## Instructions for the task
Exactly the lines from the one containing "What D3.js code" through the one containing "const cx = 336, cy = 208, radius = 161;" are to be returned, please, without any pictures.

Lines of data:
..............................
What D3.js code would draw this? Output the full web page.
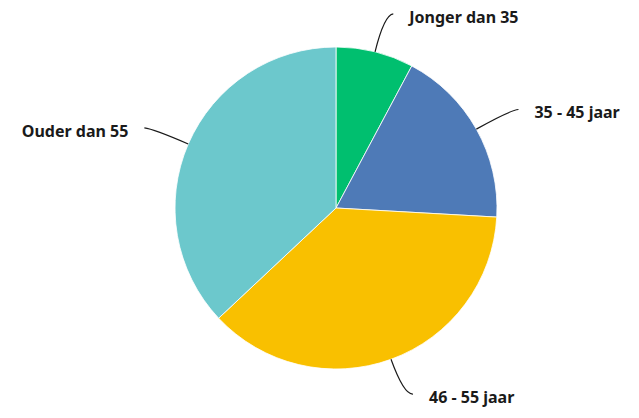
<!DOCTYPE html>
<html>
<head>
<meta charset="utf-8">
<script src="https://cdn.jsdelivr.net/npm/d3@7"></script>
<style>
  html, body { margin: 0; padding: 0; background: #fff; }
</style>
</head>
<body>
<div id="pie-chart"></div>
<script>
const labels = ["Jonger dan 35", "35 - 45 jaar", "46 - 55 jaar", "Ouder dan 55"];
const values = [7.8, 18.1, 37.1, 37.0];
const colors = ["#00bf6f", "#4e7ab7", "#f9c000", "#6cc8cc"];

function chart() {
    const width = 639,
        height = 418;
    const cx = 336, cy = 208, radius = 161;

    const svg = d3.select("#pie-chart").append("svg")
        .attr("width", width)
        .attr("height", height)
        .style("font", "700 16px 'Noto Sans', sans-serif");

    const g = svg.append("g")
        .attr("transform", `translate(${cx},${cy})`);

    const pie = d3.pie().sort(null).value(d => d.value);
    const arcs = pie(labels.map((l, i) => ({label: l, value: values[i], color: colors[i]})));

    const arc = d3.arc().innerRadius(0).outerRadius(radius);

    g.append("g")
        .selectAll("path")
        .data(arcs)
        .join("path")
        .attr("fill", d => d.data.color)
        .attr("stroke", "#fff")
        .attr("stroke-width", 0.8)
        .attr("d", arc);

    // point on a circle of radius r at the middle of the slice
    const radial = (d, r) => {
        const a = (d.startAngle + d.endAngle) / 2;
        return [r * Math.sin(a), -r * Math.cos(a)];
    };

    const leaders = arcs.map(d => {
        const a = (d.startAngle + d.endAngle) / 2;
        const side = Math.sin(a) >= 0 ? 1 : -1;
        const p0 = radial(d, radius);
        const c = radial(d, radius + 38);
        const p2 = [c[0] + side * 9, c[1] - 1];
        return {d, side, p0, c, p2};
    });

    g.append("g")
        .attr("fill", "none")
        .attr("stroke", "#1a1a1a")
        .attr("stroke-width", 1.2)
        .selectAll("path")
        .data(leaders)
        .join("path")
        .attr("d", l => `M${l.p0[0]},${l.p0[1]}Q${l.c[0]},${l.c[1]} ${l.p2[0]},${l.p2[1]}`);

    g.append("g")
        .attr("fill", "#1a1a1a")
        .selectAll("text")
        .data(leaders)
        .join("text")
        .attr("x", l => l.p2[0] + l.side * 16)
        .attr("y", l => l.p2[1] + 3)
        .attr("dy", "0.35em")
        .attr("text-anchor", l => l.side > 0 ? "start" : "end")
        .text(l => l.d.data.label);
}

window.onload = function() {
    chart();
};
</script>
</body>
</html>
..............................
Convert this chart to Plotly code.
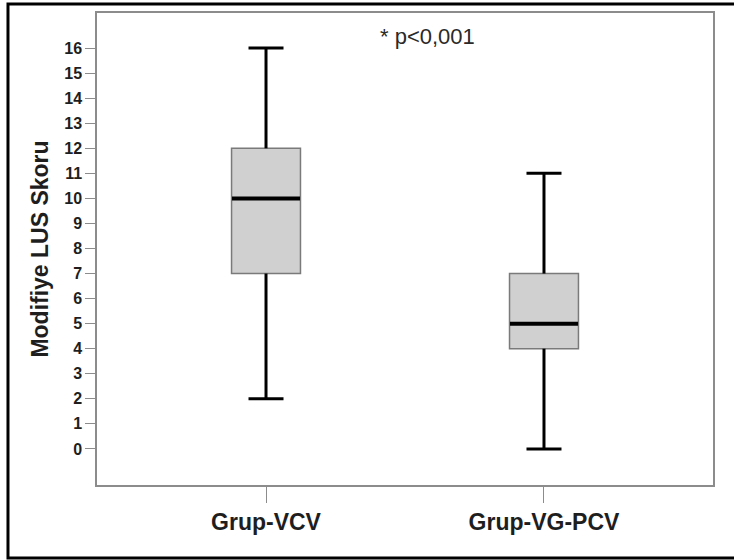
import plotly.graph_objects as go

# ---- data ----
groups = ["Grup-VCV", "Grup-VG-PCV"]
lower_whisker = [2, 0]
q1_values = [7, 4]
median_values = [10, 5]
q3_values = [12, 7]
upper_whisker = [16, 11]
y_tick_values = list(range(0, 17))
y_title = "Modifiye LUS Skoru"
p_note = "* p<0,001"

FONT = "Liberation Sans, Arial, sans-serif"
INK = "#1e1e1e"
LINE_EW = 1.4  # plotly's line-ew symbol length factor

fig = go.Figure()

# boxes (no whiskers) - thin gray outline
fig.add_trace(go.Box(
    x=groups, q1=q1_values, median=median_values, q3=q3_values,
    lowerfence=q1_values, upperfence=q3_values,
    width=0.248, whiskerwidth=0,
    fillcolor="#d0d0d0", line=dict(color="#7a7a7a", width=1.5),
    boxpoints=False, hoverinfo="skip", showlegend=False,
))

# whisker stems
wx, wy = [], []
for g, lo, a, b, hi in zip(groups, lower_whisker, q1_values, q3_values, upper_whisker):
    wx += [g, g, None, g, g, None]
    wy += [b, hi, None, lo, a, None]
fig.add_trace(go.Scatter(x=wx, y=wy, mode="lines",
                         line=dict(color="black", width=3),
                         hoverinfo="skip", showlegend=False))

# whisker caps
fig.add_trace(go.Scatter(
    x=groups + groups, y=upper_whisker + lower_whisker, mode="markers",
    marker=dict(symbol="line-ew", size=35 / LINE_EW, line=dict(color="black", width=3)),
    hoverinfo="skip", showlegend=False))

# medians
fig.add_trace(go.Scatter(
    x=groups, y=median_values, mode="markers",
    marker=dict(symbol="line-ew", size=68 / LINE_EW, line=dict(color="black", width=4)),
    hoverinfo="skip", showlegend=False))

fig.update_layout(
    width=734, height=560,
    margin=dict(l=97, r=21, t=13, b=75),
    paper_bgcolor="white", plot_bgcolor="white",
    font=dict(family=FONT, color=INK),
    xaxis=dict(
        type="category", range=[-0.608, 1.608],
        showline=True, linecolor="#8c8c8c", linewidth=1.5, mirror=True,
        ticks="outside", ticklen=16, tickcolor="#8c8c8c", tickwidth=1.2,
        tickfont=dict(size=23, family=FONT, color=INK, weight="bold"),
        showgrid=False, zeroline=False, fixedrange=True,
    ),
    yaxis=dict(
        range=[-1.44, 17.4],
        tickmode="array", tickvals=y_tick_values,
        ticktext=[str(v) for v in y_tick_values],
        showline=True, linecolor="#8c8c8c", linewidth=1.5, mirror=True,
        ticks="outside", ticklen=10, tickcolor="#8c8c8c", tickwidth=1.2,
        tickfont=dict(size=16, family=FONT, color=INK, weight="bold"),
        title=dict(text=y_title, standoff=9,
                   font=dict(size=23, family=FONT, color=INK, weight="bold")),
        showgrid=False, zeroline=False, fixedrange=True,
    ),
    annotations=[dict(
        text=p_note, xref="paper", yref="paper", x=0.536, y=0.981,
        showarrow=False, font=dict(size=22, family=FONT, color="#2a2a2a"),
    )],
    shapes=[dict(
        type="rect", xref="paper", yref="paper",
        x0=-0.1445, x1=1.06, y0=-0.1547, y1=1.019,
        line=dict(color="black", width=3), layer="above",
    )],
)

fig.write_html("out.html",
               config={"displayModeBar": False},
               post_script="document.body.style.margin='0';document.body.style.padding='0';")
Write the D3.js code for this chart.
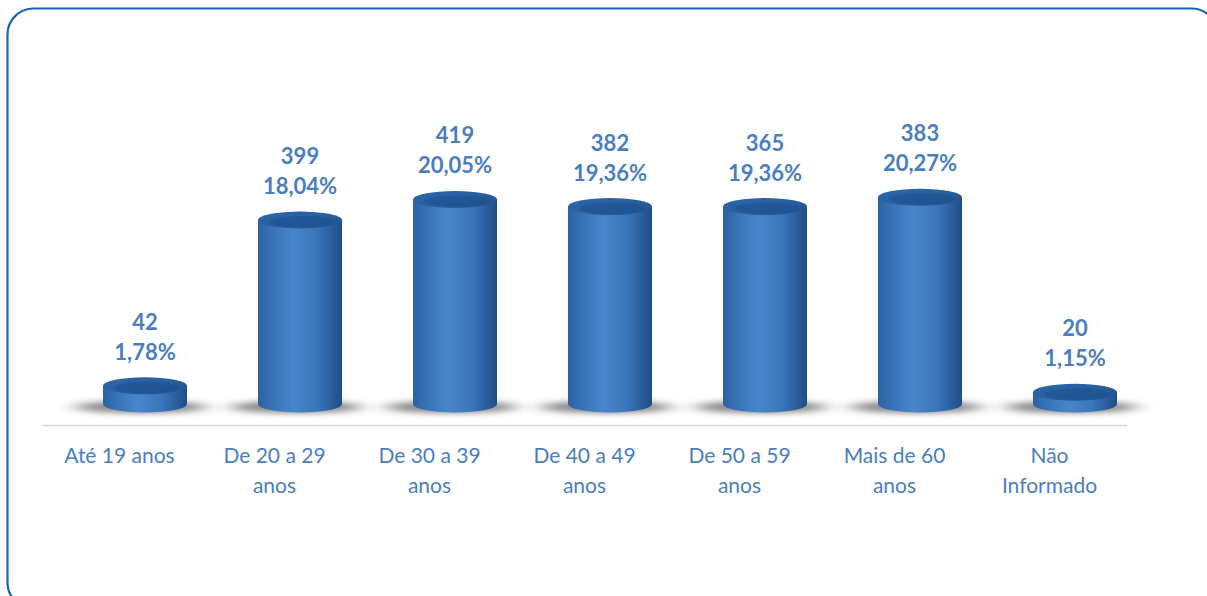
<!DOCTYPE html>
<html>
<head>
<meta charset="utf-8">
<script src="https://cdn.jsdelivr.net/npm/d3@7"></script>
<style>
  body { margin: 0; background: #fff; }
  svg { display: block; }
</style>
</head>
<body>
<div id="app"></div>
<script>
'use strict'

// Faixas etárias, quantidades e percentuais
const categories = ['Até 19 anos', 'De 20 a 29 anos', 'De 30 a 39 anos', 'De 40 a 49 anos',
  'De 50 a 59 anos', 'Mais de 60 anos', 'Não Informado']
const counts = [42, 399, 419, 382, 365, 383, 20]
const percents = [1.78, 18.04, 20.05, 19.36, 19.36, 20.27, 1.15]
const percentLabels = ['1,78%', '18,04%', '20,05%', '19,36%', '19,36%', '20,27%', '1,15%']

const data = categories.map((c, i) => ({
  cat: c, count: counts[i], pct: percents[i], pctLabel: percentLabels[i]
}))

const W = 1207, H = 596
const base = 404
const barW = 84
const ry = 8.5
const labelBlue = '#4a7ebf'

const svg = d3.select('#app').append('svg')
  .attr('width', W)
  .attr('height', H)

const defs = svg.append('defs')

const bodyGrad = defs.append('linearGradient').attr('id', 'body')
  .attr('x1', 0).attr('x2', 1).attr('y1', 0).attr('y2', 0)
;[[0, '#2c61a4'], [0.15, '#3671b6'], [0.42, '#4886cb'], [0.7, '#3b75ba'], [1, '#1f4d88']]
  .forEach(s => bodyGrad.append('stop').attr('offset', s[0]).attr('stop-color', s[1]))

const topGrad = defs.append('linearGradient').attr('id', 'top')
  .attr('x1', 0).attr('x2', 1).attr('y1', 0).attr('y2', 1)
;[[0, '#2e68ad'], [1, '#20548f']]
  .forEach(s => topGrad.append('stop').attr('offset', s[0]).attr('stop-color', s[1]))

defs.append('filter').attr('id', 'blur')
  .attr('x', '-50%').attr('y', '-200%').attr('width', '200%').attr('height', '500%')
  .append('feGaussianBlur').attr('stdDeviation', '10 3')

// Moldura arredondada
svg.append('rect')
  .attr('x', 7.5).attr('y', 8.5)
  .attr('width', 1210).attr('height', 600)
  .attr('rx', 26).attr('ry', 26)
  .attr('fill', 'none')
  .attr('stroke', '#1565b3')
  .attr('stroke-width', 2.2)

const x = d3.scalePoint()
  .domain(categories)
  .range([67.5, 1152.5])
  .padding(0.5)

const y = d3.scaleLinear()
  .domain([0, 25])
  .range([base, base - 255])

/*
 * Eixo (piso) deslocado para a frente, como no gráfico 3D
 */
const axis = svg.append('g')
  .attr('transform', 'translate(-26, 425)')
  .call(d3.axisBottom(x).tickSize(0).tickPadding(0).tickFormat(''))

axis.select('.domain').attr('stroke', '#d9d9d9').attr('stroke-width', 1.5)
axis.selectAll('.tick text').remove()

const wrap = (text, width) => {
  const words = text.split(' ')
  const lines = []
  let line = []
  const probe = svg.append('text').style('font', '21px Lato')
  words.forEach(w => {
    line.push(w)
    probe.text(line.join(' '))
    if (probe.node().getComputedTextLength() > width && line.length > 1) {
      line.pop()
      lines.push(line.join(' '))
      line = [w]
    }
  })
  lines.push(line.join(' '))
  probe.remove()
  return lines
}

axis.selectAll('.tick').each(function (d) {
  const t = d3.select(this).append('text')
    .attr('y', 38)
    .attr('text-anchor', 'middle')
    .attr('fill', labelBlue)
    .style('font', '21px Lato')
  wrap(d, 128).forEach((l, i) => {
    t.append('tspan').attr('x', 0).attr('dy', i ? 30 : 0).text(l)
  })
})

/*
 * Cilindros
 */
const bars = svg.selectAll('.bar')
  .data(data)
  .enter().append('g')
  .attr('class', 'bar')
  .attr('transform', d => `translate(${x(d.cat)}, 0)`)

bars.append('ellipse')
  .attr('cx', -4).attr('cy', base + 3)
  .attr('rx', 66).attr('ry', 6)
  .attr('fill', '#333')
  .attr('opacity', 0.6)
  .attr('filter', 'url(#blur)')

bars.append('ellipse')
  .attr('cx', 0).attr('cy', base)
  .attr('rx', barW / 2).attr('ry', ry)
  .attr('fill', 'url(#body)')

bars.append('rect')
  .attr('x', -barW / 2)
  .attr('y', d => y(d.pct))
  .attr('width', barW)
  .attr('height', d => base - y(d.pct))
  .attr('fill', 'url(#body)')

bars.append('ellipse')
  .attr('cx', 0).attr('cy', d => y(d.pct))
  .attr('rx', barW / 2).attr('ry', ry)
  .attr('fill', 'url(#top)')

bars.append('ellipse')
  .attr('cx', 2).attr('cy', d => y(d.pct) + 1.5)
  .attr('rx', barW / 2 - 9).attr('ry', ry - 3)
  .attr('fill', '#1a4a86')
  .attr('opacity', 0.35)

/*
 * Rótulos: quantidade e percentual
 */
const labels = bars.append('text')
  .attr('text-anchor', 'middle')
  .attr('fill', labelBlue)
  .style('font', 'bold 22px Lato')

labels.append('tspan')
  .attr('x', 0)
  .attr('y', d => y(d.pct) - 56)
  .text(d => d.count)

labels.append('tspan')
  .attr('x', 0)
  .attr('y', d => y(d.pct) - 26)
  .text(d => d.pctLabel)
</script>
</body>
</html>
..............................
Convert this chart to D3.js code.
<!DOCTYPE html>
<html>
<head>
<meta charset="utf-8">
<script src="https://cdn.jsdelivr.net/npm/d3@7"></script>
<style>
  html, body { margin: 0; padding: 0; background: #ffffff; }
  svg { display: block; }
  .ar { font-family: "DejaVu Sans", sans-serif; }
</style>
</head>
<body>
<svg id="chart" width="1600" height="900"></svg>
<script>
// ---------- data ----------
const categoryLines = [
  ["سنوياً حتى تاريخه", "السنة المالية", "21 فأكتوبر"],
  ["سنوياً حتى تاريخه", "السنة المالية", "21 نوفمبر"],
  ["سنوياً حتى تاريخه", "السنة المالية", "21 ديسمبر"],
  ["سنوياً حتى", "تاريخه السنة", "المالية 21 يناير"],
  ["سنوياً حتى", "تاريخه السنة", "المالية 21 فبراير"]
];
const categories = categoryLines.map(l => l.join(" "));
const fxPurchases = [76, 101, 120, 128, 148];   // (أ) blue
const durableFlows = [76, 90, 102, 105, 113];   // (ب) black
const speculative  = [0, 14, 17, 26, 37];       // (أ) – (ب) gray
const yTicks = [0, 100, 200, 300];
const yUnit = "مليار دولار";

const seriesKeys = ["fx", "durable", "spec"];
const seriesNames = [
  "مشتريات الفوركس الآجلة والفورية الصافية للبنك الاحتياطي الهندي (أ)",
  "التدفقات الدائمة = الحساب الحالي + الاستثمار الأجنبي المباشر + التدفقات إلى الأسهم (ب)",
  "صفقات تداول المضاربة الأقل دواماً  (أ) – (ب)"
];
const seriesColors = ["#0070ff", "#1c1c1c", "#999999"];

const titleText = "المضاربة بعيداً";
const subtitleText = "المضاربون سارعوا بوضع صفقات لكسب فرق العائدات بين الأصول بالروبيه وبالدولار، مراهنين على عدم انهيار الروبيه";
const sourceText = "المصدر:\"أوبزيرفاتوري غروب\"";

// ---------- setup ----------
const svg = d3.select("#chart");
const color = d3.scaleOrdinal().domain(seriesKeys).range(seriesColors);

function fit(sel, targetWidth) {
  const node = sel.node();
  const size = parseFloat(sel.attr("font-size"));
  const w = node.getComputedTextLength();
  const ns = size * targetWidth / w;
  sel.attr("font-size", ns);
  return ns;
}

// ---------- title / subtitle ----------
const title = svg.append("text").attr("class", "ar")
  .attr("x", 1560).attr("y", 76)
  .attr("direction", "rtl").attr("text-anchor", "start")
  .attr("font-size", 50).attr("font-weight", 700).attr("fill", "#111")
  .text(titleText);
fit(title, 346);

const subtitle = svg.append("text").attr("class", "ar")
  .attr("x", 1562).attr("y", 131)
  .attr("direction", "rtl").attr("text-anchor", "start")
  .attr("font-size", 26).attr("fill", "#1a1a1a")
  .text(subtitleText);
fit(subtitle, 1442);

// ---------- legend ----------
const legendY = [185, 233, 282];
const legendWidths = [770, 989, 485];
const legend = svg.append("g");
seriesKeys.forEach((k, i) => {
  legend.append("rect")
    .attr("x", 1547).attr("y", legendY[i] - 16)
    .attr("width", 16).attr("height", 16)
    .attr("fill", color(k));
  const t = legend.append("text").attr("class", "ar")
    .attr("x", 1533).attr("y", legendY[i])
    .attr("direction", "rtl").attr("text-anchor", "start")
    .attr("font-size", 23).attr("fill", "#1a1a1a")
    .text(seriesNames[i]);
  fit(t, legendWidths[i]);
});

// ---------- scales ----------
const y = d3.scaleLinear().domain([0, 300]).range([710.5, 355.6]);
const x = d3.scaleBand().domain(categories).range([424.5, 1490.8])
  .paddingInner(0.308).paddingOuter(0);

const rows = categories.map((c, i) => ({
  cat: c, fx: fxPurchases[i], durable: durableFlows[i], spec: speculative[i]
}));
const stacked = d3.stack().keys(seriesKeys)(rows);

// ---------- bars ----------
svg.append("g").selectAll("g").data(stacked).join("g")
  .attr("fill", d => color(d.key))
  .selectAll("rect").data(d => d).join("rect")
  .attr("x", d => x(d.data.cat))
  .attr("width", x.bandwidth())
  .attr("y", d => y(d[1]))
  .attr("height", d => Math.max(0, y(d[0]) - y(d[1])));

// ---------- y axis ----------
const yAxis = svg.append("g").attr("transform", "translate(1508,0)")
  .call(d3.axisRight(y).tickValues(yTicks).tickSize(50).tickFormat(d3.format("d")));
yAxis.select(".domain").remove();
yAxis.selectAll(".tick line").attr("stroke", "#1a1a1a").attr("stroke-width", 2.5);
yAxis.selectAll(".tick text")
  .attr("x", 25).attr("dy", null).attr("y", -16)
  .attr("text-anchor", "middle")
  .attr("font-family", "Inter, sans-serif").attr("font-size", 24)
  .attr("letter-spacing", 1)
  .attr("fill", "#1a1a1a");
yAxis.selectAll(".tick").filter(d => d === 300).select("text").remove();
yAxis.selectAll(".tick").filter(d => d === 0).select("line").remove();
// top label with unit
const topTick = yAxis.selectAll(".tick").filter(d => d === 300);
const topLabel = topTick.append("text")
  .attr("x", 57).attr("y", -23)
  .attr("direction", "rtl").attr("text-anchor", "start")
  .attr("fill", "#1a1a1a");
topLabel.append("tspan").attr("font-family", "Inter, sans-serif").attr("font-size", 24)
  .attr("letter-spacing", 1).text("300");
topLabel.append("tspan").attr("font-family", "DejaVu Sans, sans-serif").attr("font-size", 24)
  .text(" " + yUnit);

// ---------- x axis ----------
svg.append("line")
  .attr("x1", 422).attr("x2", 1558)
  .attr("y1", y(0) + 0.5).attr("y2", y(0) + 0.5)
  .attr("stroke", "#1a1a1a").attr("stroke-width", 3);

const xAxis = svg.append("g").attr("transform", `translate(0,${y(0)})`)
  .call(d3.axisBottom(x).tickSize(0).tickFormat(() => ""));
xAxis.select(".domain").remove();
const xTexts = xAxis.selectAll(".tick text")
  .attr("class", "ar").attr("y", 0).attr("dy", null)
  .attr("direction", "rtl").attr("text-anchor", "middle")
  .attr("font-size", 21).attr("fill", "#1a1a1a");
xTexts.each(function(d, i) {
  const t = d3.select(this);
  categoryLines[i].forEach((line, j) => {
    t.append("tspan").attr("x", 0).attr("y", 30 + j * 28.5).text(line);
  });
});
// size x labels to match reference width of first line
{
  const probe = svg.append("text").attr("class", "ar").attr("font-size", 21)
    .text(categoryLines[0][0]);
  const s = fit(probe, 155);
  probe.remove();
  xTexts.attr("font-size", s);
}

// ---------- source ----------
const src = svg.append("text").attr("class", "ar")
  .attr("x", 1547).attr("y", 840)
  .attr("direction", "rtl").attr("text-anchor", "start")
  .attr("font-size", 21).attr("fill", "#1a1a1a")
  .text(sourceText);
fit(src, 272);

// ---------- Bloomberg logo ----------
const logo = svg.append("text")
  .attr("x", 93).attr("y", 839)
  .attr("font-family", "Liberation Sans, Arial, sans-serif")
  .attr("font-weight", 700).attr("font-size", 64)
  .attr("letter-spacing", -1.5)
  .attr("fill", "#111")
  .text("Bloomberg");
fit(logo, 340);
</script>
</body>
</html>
..............................
## Output of the task
What D3.js code would draw this? Output the full web page.
<!DOCTYPE html>
<html>
<head>
<meta charset="utf-8">
<script src="https://cdn.jsdelivr.net/npm/d3@7"></script>
<style>
  html, body { margin: 0; padding: 0; background: #fff; }
</style>
</head>
<body>
<div id="pie-chart"></div>
<script>
const labels = ["Jonger dan 35", "35 - 45 jaar", "46 - 55 jaar", "Ouder dan 55"];
const values = [7.8, 18.1, 37.1, 37.0];
const colors = ["#00bf6f", "#4e7ab7", "#f9c000", "#6cc8cc"];

function chart() {
    const width = 639,
        height = 418;
    const cx = 336, cy = 208, radius = 161;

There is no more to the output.